Task objective ▸ Copy the data exactly; pictures stay out of the copy.

Given information ▸
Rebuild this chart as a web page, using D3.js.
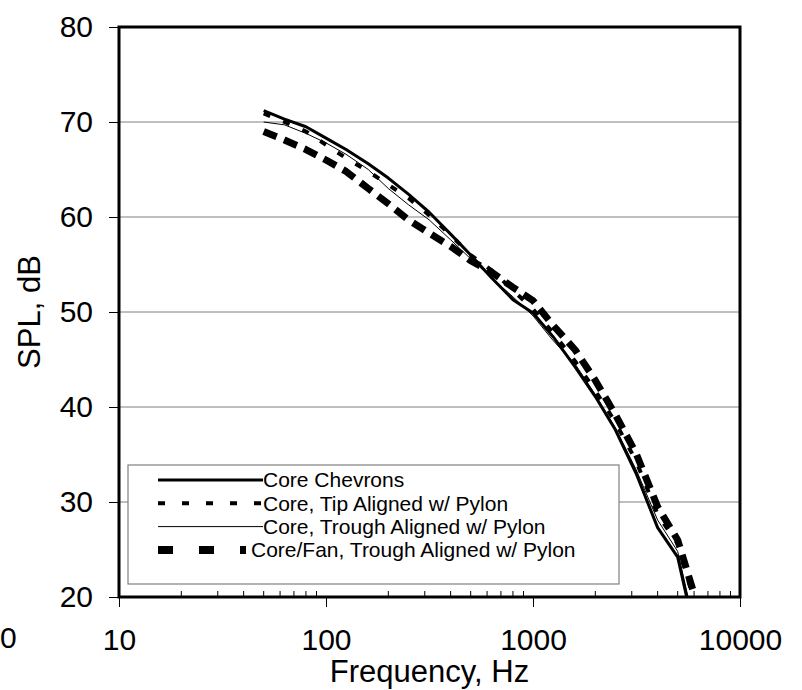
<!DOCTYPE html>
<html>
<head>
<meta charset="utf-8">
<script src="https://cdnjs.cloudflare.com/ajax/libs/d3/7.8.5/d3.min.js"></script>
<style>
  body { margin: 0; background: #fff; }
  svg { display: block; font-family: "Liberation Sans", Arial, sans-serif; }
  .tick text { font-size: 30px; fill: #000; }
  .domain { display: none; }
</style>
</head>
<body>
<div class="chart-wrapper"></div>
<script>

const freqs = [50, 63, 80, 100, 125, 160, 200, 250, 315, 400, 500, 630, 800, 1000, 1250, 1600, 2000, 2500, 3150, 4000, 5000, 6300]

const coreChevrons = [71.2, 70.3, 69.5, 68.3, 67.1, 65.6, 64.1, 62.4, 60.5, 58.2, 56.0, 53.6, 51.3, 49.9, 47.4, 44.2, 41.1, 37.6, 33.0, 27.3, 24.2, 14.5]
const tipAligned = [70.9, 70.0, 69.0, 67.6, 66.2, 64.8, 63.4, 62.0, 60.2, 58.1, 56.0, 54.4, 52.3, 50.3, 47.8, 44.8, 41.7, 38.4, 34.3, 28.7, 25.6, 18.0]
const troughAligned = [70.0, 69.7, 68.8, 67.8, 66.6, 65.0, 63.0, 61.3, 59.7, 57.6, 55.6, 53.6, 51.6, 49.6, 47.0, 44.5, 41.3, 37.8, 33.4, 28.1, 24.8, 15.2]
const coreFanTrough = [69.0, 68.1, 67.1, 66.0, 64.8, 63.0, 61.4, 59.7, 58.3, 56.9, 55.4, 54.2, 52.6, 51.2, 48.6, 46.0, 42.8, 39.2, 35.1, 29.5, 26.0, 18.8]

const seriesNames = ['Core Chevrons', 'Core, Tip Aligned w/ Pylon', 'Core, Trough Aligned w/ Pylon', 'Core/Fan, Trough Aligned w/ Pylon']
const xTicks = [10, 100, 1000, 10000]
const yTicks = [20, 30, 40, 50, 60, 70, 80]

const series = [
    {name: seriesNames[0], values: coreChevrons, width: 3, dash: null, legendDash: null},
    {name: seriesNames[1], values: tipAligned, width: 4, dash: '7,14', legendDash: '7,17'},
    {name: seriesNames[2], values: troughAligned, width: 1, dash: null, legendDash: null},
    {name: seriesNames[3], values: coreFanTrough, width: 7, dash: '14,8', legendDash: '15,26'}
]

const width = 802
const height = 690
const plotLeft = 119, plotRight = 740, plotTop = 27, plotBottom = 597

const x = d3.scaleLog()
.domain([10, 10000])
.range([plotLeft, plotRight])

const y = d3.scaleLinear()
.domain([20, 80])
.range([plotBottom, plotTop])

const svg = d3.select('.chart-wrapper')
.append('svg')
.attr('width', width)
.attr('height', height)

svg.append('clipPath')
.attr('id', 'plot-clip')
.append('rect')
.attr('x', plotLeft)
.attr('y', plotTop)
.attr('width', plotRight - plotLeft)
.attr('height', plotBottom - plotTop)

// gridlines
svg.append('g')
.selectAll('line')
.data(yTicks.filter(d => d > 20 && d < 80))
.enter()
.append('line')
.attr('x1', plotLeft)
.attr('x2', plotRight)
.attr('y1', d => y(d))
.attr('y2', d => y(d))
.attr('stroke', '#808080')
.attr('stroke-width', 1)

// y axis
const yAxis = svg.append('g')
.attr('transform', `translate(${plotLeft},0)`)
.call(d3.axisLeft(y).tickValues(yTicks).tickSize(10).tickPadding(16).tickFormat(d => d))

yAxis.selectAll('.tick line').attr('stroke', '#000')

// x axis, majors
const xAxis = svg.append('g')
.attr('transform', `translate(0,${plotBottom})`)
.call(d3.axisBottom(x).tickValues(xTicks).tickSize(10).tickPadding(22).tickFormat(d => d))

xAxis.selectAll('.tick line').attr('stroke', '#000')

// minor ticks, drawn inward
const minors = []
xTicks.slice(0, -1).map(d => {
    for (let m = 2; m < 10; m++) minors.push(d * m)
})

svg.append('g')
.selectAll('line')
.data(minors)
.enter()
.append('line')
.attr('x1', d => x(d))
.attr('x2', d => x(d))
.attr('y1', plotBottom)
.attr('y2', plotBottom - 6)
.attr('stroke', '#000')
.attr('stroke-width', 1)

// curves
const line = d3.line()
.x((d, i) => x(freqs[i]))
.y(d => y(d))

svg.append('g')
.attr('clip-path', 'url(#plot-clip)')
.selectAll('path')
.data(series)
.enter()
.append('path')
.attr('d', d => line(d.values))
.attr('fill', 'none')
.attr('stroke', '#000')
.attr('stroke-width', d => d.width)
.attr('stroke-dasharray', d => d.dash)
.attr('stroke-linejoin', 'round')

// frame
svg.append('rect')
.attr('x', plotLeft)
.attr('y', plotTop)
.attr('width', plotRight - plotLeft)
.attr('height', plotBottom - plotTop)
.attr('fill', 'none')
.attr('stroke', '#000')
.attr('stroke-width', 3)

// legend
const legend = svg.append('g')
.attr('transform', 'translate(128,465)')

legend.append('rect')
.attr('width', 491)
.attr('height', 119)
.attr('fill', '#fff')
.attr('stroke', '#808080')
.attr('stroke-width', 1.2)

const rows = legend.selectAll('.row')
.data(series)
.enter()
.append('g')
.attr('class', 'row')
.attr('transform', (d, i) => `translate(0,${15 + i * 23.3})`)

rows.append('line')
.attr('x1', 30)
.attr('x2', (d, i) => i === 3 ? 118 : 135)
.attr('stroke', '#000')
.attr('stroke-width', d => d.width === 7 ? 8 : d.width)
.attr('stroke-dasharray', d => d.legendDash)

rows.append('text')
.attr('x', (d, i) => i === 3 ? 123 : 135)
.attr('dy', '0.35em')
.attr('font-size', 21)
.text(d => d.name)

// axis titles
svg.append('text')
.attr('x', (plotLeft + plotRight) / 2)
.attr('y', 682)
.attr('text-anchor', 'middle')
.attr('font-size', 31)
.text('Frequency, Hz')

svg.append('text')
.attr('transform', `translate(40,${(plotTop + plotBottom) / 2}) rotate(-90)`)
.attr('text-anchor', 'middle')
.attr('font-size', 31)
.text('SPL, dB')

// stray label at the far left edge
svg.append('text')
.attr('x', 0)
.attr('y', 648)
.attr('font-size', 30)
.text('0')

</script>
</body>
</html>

Exercise solution ▸
Rebuild this chart as a web page, using D3.js.
<!DOCTYPE html>
<html>
<head>
<meta charset="utf-8">
<script src="https://cdnjs.cloudflare.com/ajax/libs/d3/7.8.5/d3.min.js"></script>
<style>
  body { margin: 0; background: #fff; }
  svg { display: block; font-family: "Liberation Sans", Arial, sans-serif; }
  .tick text { font-size: 30px; fill: #000; }
  .domain { display: none; }
</style>
</head>
<body>
<div class="chart-wrapper"></div>
<script>

const freqs = [50, 63, 80, 100, 125, 160, 200, 250, 315, 400, 500, 630, 800, 1000, 1250, 1600, 2000, 2500, 3150, 4000, 5000, 6300]

const coreChevrons = [71.2, 70.3, 69.5, 68.3, 67.1, 65.6, 64.1, 62.4, 60.5, 58.2, 56.0, 53.6, 51.3, 49.9, 47.4, 44.2, 41.1, 37.6, 33.0, 27.3, 24.2, 14.5]
const tipAligned = [70.9, 70.0, 69.0, 67.6, 66.2, 64.8, 63.4, 62.0, 60.2, 58.1, 56.0, 54.4, 52.3, 50.3, 47.8, 44.8, 41.7, 38.4, 34.3, 28.7, 25.6, 18.0]
const troughAligned = [70.0, 69.7, 68.8, 67.8, 66.6, 65.0, 63.0, 61.3, 59.7, 57.6, 55.6, 53.6, 51.6, 49.6, 47.0, 44.5, 41.3, 37.8, 33.4, 28.1, 24.8, 15.2]
const coreFanTrough = [69.0, 68.1, 67.1, 66.0, 64.8, 63.0, 61.4, 59.7, 58.3, 56.9, 55.4, 54.2, 52.6, 51.2, 48.6, 46.0, 42.8, 39.2, 35.1, 29.5, 26.0, 18.8]

const seriesNames = ['Core Chevrons', 'Core, Tip Aligned w/ Pylon', 'Core, Trough Aligned w/ Pylon', 'Core/Fan, Trough Aligned w/ Pylon']
const xTicks = [10, 100, 1000, 10000]
const yTicks = [20, 30, 40, 50, 60, 70, 80]

const series = [
    {name: seriesNames[0], values: coreChevrons, width: 3, dash: null, legendDash: null},
    {name: seriesNames[1], values: tipAligned, width: 4, dash: '7,14', legendDash: '7,17'},
    {name: seriesNames[2], values: troughAligned, width: 1, dash: null, legendDash: null},
    {name: seriesNames[3], values: coreFanTrough, width: 7, dash: '14,8', legendDash: '15,26'}
]

const width = 802
const height = 690
const plotLeft = 119, plotRight = 740, plotTop = 27, plotBottom = 597

const x = d3.scaleLog()
.domain([10, 10000])
.range([plotLeft, plotRight])

const y = d3.scaleLinear()
.domain([20, 80])
.range([plotBottom, plotTop])

const svg = d3.select('.chart-wrapper')
.append('svg')
.attr('width', width)
.attr('height', height)

svg.append('clipPath')
.attr('id', 'plot-clip')
.append('rect')
.attr('x', plotLeft)
.attr('y', plotTop)
.attr('width', plotRight - plotLeft)
.attr('height', plotBottom - plotTop)

// gridlines
svg.append('g')
.selectAll('line')
.data(yTicks.filter(d => d > 20 && d < 80))
.enter()
.append('line')
.attr('x1', plotLeft)
.attr('x2', plotRight)
.attr('y1', d => y(d))
.attr('y2', d => y(d))
.attr('stroke', '#808080')
.attr('stroke-width', 1)

// y axis
const yAxis = svg.append('g')
.attr('transform', `translate(${plotLeft},0)`)
.call(d3.axisLeft(y).tickValues(yTicks).tickSize(10).tickPadding(16).tickFormat(d => d))

yAxis.selectAll('.tick line').attr('stroke', '#000')

// x axis, majors
const xAxis = svg.append('g')
.attr('transform', `translate(0,${plotBottom})`)
.call(d3.axisBottom(x).tickValues(xTicks).tickSize(10).tickPadding(22).tickFormat(d => d))

xAxis.selectAll('.tick line').attr('stroke', '#000')

// minor ticks, drawn inward
const minors = []
xTicks.slice(0, -1).map(d => {
    for (let m = 2; m < 10; m++) minors.push(d * m)
})

svg.append('g')
.selectAll('line')
.data(minors)
.enter()
.append('line')
.attr('x1', d => x(d))
.attr('x2', d => x(d))
.attr('y1', plotBottom)
.attr('y2', plotBottom - 6)
.attr('stroke', '#000')
.attr('stroke-width', 1)

// curves
const line = d3.line()
.x((d, i) => x(freqs[i]))
.y(d => y(d))

svg.append('g')
.attr('clip-path', 'url(#plot-clip)')
.selectAll('path')
.data(series)
.enter()
.append('path')
.attr('d', d => line(d.values))
.attr('fill', 'none')
.attr('stroke', '#000')
.attr('stroke-width', d => d.width)
.attr('stroke-dasharray', d => d.dash)
.attr('stroke-linejoin', 'round')

// frame
svg.append('rect')
.attr('x', plotLeft)
.attr('y', plotTop)
.attr('width', plotRight - plotLeft)
.attr('height', plotBottom - plotTop)
.attr('fill', 'none')
.attr('stroke', '#000')
.attr('stroke-width', 3)

// legend
const legend = svg.append('g')
.attr('transform', 'translate(128,465)')

legend.append('rect')
.attr('width', 491)
.attr('height', 119)
.attr('fill', '#fff')
.attr('stroke', '#808080')
.attr('stroke-width', 1.2)

const rows = legend.selectAll('.row')
.data(series)
.enter()
.append('g')
.attr('class', 'row')
.attr('transform', (d, i) => `translate(0,${15 + i * 23.3})`)

rows.append('line')
.attr('x1', 30)
.attr('x2', (d, i) => i === 3 ? 118 : 135)
.attr('stroke', '#000')
.attr('stroke-width', d => d.width === 7 ? 8 : d.width)
.attr('stroke-dasharray', d => d.legendDash)

rows.append('text')
.attr('x', (d, i) => i === 3 ? 123 : 135)
.attr('dy', '0.35em')
.attr('font-size', 21)
.text(d => d.name)

// axis titles
svg.append('text')
.attr('x', (plotLeft + plotRight) / 2)
.attr('y', 682)
.attr('text-anchor', 'middle')
.attr('font-size', 31)
.text('Frequency, Hz')

svg.append('text')
.attr('transform', `translate(40,${(plotTop + plotBottom) / 2}) rotate(-90)`)
.attr('text-anchor', 'middle')
.attr('font-size', 31)
.text('SPL, dB')

// stray label at the far left edge
svg.append('text')
.attr('x', 0)
.attr('y', 648)
.attr('font-size', 30)
.text('0')

</script>
</body>
</html>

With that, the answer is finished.